What is asked » Pull out every line below that contains the word "React".

Material for the task »
>> START

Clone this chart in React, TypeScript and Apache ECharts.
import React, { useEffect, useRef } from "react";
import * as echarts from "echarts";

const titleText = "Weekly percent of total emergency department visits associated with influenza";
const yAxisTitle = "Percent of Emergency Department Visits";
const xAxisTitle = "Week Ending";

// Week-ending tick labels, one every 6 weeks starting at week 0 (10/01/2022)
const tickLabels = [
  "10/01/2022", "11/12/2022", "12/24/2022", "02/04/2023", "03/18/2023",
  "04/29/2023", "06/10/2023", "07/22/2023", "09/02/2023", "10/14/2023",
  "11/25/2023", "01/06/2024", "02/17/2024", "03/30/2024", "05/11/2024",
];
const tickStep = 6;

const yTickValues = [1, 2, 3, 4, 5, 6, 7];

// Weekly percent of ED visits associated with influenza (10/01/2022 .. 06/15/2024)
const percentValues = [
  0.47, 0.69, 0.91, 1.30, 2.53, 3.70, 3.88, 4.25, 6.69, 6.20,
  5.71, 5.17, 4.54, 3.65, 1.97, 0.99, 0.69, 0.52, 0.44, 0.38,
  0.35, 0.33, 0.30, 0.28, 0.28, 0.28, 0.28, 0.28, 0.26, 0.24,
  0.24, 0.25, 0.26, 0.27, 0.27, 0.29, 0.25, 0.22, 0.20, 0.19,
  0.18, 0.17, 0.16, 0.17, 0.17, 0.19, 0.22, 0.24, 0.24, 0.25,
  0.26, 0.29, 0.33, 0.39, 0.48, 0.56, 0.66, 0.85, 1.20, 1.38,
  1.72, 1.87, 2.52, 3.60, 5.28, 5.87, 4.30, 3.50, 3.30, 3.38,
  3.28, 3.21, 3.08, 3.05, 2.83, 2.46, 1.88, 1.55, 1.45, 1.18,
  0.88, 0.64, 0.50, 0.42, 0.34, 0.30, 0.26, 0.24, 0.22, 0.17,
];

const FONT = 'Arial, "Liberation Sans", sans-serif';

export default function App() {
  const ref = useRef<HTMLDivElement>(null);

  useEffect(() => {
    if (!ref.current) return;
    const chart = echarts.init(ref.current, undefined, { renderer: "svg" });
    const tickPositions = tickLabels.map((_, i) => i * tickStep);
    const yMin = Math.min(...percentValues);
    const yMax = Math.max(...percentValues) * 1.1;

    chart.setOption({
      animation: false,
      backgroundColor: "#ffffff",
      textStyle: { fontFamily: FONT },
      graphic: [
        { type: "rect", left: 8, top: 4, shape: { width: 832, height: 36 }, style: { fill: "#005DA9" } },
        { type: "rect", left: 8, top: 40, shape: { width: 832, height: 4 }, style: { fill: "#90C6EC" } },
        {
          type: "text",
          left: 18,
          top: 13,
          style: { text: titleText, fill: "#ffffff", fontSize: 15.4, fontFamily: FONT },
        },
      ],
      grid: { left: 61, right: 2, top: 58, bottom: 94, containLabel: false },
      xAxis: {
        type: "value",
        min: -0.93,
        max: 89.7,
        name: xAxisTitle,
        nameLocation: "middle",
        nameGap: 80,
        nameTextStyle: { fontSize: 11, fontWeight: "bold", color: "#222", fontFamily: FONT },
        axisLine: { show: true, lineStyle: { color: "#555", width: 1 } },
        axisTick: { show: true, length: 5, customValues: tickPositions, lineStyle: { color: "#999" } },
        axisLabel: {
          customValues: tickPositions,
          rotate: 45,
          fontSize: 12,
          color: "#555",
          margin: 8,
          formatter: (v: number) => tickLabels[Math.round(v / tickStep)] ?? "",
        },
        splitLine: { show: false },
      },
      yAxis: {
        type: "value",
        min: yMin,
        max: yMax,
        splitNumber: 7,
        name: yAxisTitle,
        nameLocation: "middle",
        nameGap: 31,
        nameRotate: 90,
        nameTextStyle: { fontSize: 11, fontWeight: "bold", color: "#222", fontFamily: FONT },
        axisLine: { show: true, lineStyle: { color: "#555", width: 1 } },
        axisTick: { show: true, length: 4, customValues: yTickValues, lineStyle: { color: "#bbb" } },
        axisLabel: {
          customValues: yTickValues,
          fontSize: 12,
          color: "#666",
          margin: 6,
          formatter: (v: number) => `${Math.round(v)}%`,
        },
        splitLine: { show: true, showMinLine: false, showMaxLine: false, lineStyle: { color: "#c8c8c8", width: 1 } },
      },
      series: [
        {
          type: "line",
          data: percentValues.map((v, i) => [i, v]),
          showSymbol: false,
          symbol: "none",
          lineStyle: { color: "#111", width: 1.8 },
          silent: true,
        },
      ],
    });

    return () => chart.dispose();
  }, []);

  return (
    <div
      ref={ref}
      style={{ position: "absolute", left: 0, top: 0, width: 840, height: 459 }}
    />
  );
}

>> END
>> START

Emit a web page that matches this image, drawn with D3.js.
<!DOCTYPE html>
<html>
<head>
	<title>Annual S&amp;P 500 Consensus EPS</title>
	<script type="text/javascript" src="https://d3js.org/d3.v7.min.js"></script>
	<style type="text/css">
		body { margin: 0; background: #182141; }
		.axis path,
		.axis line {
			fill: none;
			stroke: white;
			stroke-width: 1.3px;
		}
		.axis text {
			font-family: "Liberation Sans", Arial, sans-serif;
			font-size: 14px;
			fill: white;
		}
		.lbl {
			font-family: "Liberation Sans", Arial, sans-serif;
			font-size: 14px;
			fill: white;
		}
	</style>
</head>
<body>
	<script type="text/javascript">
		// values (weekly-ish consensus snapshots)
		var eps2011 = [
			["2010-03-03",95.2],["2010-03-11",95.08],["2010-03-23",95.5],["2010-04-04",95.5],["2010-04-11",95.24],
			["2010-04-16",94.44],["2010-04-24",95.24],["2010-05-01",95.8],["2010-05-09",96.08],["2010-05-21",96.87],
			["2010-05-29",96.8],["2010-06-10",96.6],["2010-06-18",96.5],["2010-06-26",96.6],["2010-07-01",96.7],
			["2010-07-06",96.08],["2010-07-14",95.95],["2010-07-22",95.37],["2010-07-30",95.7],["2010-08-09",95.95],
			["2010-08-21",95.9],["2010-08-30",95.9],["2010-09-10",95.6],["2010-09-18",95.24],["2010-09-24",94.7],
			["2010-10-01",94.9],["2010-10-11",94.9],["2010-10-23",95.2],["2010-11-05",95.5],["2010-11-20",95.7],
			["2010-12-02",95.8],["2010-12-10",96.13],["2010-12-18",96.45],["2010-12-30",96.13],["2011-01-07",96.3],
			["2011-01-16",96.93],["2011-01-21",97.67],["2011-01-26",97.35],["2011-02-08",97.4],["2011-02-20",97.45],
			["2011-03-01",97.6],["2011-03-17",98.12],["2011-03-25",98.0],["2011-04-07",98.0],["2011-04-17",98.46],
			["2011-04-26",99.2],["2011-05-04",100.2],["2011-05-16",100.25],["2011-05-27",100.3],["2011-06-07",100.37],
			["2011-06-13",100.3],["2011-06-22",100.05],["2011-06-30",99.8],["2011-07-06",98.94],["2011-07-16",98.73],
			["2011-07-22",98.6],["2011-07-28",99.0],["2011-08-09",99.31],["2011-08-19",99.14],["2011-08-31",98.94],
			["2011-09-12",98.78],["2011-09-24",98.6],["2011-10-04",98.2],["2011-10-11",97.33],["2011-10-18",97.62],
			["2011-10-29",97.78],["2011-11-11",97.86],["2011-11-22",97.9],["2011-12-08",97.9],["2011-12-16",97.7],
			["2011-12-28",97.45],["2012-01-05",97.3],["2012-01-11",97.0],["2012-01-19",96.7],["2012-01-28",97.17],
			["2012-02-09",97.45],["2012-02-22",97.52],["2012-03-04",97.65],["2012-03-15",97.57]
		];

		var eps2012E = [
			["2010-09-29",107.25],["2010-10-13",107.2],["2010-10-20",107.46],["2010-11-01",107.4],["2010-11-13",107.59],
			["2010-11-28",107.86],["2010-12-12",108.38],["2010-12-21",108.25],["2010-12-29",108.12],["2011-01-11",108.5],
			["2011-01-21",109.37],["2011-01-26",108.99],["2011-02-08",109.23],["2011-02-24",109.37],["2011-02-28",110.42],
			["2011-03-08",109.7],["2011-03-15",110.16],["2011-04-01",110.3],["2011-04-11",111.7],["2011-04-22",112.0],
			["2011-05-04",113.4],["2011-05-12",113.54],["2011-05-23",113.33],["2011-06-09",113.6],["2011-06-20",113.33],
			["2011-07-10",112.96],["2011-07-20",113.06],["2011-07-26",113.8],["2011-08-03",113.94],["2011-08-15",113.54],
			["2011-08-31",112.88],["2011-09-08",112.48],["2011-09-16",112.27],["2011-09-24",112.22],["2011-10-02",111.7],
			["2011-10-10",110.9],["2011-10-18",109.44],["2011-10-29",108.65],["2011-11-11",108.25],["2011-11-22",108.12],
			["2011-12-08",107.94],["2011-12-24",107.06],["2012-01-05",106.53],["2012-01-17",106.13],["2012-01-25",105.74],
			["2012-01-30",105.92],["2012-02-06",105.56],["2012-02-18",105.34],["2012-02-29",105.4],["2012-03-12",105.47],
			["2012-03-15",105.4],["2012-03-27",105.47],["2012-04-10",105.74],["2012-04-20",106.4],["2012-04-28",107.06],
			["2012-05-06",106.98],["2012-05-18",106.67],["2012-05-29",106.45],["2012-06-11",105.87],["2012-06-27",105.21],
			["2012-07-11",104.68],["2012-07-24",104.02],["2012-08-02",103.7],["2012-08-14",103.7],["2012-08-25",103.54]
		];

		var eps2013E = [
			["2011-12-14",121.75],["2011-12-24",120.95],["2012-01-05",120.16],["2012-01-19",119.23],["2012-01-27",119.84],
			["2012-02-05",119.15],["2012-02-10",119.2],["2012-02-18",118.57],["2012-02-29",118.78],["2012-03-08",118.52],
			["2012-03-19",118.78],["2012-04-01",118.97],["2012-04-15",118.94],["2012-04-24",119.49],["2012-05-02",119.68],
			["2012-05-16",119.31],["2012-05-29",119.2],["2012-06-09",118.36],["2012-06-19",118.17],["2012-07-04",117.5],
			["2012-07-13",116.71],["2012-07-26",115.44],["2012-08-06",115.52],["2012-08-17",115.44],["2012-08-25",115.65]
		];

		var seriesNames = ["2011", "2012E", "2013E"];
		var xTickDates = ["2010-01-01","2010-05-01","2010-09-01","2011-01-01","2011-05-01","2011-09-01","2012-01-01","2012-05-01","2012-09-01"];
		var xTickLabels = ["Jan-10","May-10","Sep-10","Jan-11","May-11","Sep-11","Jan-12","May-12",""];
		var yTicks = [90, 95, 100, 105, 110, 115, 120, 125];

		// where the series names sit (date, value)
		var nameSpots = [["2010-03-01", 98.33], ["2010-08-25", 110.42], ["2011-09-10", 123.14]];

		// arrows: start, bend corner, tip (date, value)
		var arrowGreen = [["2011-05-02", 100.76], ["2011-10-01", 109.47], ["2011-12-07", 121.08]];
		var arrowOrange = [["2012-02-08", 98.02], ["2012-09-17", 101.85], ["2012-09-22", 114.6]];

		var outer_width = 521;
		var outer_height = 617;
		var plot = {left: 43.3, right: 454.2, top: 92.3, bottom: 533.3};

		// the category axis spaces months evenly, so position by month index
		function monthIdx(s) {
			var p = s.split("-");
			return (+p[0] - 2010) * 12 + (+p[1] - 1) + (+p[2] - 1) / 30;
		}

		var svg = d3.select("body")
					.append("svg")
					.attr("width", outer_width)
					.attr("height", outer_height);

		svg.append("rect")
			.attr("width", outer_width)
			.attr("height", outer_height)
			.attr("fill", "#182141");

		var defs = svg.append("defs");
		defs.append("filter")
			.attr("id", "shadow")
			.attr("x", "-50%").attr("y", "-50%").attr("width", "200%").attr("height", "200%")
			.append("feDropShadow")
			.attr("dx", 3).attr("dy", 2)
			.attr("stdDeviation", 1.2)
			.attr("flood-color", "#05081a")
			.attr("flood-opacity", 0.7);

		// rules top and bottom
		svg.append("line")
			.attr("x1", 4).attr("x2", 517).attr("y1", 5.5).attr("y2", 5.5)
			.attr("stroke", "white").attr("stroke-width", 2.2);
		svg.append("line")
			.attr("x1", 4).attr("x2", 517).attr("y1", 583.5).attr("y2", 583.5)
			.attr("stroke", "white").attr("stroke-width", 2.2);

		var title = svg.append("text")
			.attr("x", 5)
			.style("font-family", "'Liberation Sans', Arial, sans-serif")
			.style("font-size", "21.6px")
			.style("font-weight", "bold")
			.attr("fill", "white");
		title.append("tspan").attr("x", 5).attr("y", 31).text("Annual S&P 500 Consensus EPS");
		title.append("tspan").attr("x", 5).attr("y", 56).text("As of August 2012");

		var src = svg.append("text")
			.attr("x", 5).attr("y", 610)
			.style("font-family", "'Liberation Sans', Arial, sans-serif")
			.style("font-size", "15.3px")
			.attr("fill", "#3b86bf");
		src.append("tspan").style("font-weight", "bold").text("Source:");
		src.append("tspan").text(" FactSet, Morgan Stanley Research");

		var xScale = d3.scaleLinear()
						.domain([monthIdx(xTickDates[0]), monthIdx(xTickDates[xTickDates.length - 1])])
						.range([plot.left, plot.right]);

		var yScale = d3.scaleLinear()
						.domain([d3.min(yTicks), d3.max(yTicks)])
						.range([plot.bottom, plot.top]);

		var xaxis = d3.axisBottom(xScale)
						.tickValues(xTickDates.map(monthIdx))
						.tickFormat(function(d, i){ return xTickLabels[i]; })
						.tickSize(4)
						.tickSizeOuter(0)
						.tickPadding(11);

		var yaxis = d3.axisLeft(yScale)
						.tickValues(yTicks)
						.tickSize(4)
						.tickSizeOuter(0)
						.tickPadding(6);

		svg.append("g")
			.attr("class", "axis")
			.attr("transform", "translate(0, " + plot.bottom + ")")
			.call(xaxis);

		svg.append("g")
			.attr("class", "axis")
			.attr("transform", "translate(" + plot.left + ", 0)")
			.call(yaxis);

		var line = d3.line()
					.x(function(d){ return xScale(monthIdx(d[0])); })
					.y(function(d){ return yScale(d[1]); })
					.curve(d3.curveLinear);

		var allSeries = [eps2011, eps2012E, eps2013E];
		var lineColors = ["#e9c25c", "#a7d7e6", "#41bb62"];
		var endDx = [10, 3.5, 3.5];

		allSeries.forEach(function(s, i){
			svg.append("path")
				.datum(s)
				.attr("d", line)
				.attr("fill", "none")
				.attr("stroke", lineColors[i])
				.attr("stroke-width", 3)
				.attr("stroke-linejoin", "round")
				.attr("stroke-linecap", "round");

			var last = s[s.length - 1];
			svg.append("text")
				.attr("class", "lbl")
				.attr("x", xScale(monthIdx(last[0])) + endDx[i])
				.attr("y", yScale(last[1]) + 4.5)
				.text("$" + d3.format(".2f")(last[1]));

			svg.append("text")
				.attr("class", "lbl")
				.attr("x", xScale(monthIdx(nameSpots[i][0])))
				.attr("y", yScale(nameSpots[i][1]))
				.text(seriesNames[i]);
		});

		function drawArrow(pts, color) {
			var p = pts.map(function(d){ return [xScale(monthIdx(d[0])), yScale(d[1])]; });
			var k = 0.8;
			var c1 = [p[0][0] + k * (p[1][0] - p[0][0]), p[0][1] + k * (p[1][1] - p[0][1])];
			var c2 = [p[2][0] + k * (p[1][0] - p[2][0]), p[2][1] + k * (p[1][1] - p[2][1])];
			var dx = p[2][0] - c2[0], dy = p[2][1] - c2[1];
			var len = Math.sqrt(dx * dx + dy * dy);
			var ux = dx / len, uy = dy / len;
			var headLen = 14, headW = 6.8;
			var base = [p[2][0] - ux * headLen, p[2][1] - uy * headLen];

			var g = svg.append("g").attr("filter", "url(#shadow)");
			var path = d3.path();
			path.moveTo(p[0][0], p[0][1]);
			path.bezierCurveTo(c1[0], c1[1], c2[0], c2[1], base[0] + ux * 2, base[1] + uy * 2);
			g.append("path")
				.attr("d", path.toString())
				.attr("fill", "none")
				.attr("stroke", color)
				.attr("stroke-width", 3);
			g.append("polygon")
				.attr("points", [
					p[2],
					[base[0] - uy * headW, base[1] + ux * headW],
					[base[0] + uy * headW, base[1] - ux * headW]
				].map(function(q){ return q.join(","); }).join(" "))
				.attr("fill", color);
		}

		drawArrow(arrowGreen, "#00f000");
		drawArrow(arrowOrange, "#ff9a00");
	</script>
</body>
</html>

>> END

Answer for this exercise »
Clone this chart in React, TypeScript and Apache ECharts.
import React, { useEffect, useRef } from "react";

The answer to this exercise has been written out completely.